You’ve been in the CFO role for less than two years. How do you come to terms with the enormity of the job?
I’ve fully bought in to what we’re trying to accomplish. I’m biased, but I think I work for the greatest hotel company in the world, the best CEO in the lodging business, and the best board in the lodging business. And I think we have the best team in the business. This will sound hokey, but I think our company, our customers, our team members, my boss, and our board deserve the best CFO in the lodging business.
I’m not saying I am the best, but that’s what I strive to be every day. It’s a huge challenge, and it’s what keeps me going. But it also can be quite daunting when you put that kind of pressure on yourself to deliver.
When you were at Cornell did you envision yourself on the path that got you where you are now?

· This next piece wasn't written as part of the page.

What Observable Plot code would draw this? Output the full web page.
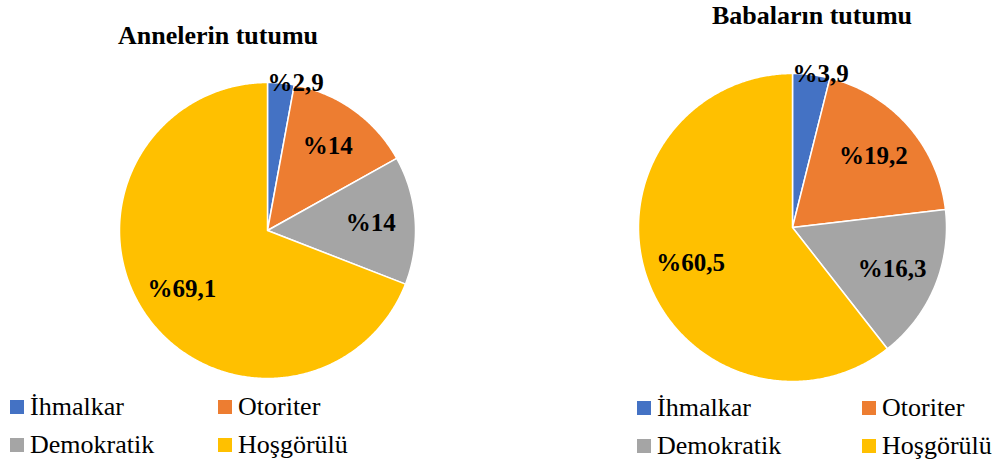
<!DOCTYPE html>
<html><head><meta charset="utf-8">
<script src="https://cdn.jsdelivr.net/npm/d3@7"></script>
<script src="https://cdn.jsdelivr.net/npm/@observablehq/plot@0.6"></script>
<style>
body{margin:0;background:#fff}
#c{position:relative;width:997px;height:464px;overflow:hidden;font-family:"Liberation Serif","Times New Roman",serif;color:#000;background:#fff}
.title{position:absolute;font-weight:bold;font-size:26px;line-height:30px;text-align:center;white-space:nowrap}
.pie{position:absolute}
.leg{position:absolute}
.lg-swatches{display:grid!important;font-family:"Liberation Serif","Times New Roman",serif!important;font-size:26px!important;color:#000;margin:0!important;min-height:0!important}
.lg-swatch{display:flex!important;align-items:center;margin:0!important;height:38px;white-space:nowrap}
.lg-swatch>svg{margin-right:6px!important}
</style>
</head><body>
<div id="c"></div>
<script>
const categories = ["İhmalkar", "Otoriter", "Demokratik", "Hoşgörülü"];
const colors = ["#4472C4", "#ED7D31", "#A5A5A5", "#FFC000"];
const anneValues = [2.9, 14, 14, 69.1];
const babaValues = [3.9, 19.2, 16.3, 60.5];
const titles = ["Annelerin tutumu", "Babaların tutumu"];

const fmt = v => "%" + String(v).replace(".", ",");

function sector(a0, a1) {
  const n = Math.max(2, Math.ceil((a1 - a0) / (Math.PI / 360)));
  const ring = [[0, 0]];
  for (let i = 0; i <= n; i++) {
    const a = a0 + (a1 - a0) * i / n;
    ring.push([Math.sin(a), -Math.cos(a)]);
  }
  ring.push([0, 0]);
  return ring;
}

function piePlot(values, dims) {
  const total = d3.sum(values);
  const arcs = d3.pie().sort(null).value(d => d)(values);
  const slices = arcs.map((a, i) => ({
    type: "Feature",
    properties: {category: categories[i], value: values[i]},
    geometry: {type: "Polygon", coordinates: [sector(a.startAngle, a.endAngle)]}
  }));
  const labels = arcs.map((a, i) => {
    const small = values[i] / total < 0.05;
    const mid = (a.startAngle + a.endAngle) / 2;
    return small
      ? {x: Math.sin(a.startAngle), y: -Math.cos(a.startAngle), text: fmt(values[i]), small}
      : {x: 0.7 * Math.sin(mid), y: -0.7 * Math.cos(mid), text: fmt(values[i]), small};
  });
  const textOpts = {fontFamily: "Liberation Serif, Times New Roman, serif", fontWeight: "bold", fontSize: 25, fill: "#000", lineAnchor: "middle"};
  return Plot.plot({
    ...dims,
    style: {overflow: "visible", background: "transparent"},
    projection: {type: "identity", domain: {type: "MultiPoint", coordinates: [[-1, -1], [1, 1]]}, clip: false},
    color: {domain: categories, range: colors},
    marks: [
      Plot.geo(slices, {fill: d => d.properties.category, stroke: "white", strokeWidth: 1.5}),
      Plot.text(labels.filter(d => !d.small), {x: "x", y: "y", text: "text", textAnchor: "middle", ...textOpts}),
      Plot.text(labels.filter(d => d.small), {x: "x", y: "y", text: "text", textAnchor: "start", ...textOpts})
    ]
  });
}

const root = document.getElementById("c");

function place(el, cls, left, top, extra = {}) {
  el.classList.add(cls);
  el.style.left = left + "px";
  el.style.top = top + "px";
  Object.assign(el.style, extra);
  root.appendChild(el);
  return el;
}

// titles
const t1 = document.createElement("div"); t1.textContent = titles[0];
place(t1, "title", 0, 21, {width: "436px"});
const t2 = document.createElement("div"); t2.textContent = titles[1];
place(t2, "title", 612, 1, {width: "400px"});

// pies
const p1 = piePlot(anneValues, {width: 500, height: 330, marginLeft: 119, marginTop: 22, marginRight: 85, marginBottom: 12});
place(p1, "pie", 0, 60);
const p2 = piePlot(babaValues, {width: 497, height: 340, marginLeft: 138, marginTop: 13, marginRight: 51, marginBottom: 19});
place(p2, "pie", 500, 60);

// legends
function legend(cols) {
  const lg = Plot.legend({color: {domain: categories, range: colors}, legend: "swatches", swatchSize: 14, className: "lg"});
  lg.style.gridTemplateColumns = cols;
  return lg;
}
place(legend("208px 208px"), "leg", 10, 388);
place(legend("225px 172px"), "leg", 637, 389);
</script>
</body></html>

Absolutely not. There was never a master plan. If you had said to me when I was a senior in college, or even when I graduated from the hotel school, that I’d wake up 20 years later and be the CFO of the largest hotel company in the world, I’d have said you were nuts.
The way I’d describe my career is that I’ve been falling forward. I’ve been fortunate enough to fall into a series of opportunities that have moved my career forward, built my knowledge base, and exposed me to a number of different mentors.
My boss at [Fairmont Raffles Hotels], the job I left to go to Hilton, told me I couldn’t turn down the opportunity. I was a real estate finance person, and the largest real estate private equity firm in the world had just bought one of the biggest hotel companies in the world, and hired who I thought was the best CEO in the space [Christopher Nassetta, who ran Host Hotels & Resorts when Jacobs worked there from 2000 to 2007]. I had an opportunity to be the project manager of a massive global reorganization of the business.
That’s a once-in-a-career opportunity. Then the economy blew up and we had to do a massive balance sheet restructuring in a capital markets environment the likes of which nobody had ever seen. And then after I was CFO we took the company public in the largest real estate IPO ever. I feel incredibly fortunate.